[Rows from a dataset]
#####

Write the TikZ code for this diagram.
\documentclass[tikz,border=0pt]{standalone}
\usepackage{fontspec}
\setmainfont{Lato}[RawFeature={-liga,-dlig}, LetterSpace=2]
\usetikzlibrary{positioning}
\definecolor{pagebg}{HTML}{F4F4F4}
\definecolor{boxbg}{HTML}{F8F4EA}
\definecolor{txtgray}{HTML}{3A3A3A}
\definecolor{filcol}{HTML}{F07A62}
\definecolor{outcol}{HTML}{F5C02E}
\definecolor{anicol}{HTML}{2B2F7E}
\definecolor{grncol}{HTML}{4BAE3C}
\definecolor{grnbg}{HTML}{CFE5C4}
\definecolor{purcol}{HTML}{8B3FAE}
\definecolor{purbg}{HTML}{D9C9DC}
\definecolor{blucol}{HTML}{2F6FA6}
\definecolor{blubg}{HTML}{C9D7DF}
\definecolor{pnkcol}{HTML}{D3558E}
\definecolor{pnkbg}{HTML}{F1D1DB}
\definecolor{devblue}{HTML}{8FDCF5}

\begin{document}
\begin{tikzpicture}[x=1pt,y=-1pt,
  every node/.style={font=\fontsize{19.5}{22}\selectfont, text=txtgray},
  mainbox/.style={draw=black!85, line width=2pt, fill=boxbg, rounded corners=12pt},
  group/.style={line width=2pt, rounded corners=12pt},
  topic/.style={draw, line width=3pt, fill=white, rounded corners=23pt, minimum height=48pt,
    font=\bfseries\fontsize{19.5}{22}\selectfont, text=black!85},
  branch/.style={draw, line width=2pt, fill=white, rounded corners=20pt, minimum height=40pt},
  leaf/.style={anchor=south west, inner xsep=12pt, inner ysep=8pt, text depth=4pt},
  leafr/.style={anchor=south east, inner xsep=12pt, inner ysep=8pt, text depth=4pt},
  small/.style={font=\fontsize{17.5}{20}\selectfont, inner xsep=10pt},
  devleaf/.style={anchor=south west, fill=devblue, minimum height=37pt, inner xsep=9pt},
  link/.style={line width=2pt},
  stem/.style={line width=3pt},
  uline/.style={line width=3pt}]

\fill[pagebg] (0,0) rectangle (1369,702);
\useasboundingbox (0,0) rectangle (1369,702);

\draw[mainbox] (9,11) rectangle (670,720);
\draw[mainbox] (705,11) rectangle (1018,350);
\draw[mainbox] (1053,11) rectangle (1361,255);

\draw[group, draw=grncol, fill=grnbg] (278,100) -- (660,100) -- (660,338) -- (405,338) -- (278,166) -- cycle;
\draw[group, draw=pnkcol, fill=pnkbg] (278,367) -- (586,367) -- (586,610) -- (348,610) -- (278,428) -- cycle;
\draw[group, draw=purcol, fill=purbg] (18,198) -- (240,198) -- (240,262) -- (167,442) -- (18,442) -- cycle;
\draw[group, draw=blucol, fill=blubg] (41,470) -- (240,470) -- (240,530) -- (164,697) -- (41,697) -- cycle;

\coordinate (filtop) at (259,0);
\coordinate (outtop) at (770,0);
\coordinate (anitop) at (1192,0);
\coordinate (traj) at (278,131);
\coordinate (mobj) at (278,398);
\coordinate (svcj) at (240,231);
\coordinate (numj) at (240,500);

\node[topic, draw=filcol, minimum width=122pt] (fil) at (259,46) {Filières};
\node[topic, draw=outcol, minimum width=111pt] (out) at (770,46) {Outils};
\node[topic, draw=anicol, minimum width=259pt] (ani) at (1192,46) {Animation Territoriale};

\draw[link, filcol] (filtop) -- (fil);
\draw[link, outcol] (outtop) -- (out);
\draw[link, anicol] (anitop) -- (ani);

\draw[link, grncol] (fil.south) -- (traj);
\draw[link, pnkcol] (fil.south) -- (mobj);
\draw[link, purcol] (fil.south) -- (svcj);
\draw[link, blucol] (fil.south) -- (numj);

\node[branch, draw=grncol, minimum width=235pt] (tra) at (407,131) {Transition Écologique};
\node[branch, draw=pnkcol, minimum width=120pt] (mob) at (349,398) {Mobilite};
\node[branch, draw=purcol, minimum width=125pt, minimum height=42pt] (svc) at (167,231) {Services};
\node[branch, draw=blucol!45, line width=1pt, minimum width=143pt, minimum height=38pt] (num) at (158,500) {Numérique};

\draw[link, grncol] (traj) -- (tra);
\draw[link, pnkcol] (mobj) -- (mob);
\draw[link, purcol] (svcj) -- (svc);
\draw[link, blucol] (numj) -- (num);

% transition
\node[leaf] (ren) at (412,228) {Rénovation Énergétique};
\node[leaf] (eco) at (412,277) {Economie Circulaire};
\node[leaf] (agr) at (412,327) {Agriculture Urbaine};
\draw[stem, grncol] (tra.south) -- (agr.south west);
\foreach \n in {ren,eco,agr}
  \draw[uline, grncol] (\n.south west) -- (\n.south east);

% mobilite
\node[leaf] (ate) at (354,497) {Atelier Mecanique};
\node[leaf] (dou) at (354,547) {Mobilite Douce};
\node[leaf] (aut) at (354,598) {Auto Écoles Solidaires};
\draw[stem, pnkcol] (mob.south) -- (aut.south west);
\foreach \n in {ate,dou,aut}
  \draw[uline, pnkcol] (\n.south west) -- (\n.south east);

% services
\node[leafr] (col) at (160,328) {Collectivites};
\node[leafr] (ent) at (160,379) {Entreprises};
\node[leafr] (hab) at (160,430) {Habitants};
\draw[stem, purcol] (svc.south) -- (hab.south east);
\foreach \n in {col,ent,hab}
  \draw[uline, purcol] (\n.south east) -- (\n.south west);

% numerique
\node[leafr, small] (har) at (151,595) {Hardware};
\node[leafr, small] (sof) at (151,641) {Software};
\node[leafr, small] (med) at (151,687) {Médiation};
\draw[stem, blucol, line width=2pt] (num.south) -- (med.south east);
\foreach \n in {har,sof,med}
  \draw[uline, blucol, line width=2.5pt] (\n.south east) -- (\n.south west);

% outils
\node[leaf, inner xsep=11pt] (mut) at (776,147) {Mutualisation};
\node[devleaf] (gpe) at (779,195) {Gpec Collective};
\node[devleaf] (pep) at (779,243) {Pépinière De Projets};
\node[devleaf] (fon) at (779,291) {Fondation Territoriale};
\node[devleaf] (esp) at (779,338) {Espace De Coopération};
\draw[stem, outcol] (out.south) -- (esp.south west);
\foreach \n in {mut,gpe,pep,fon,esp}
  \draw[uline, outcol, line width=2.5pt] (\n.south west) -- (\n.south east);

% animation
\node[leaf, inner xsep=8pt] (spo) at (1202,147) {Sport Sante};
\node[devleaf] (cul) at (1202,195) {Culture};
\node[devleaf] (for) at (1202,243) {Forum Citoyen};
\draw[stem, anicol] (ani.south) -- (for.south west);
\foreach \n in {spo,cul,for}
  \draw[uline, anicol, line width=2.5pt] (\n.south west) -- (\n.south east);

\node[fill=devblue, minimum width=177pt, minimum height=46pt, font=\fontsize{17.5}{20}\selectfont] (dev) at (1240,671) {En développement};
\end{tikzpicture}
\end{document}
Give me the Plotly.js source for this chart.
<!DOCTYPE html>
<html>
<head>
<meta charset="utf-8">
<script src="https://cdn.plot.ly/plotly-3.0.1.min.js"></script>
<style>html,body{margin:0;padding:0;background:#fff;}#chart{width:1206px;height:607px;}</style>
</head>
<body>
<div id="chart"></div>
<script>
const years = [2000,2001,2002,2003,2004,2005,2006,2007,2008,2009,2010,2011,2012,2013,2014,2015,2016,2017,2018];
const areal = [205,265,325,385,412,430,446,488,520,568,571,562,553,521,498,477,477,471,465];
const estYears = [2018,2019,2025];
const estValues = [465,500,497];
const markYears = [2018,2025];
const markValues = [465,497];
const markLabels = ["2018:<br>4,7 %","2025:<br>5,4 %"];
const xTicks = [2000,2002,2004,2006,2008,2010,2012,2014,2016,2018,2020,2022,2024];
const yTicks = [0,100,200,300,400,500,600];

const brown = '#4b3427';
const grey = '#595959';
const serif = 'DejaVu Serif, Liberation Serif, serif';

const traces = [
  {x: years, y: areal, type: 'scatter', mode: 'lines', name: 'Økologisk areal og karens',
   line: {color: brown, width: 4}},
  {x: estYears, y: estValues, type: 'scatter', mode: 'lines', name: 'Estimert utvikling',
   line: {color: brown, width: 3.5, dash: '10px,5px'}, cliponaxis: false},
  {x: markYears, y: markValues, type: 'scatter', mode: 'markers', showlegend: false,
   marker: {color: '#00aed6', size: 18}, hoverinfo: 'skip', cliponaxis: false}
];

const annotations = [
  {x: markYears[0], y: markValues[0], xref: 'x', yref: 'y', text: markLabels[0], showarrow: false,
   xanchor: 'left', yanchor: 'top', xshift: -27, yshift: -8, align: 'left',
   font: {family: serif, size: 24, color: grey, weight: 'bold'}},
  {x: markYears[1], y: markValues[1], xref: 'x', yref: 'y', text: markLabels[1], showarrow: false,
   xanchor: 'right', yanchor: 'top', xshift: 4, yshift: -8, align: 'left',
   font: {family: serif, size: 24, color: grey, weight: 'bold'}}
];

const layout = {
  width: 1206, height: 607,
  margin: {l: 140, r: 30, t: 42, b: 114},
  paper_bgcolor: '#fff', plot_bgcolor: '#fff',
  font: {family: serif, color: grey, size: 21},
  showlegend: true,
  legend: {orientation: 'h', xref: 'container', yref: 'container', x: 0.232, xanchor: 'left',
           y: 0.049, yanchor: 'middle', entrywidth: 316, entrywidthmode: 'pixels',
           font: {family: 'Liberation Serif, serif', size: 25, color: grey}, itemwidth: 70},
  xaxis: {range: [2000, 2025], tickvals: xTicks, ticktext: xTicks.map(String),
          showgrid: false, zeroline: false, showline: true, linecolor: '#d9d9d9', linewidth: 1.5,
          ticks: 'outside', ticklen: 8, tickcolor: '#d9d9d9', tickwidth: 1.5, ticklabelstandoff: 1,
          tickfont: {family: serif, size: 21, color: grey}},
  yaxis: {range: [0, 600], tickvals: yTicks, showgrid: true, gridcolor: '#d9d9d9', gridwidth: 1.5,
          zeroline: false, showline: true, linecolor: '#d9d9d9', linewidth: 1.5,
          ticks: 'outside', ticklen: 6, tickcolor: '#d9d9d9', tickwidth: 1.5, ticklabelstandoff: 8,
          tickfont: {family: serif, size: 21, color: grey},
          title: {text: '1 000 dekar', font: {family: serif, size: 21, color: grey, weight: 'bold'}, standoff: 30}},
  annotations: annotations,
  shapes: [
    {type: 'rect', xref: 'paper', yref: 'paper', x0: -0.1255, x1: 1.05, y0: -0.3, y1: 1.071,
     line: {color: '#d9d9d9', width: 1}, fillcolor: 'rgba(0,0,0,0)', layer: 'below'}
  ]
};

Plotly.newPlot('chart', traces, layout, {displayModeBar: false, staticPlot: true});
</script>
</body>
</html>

#####

#### Exercise aim
Gather every line from the listing above in which "chart" appears, and copy those lines.

#### Written solution
Give me the Plotly.js source for this chart.
<style>html,body{margin:0;padding:0;background:#fff;}#chart{width:1206px;height:607px;}</style>
<div id="chart"></div>
Plotly.newPlot('chart', traces, layout, {displayModeBar: false, staticPlot: true});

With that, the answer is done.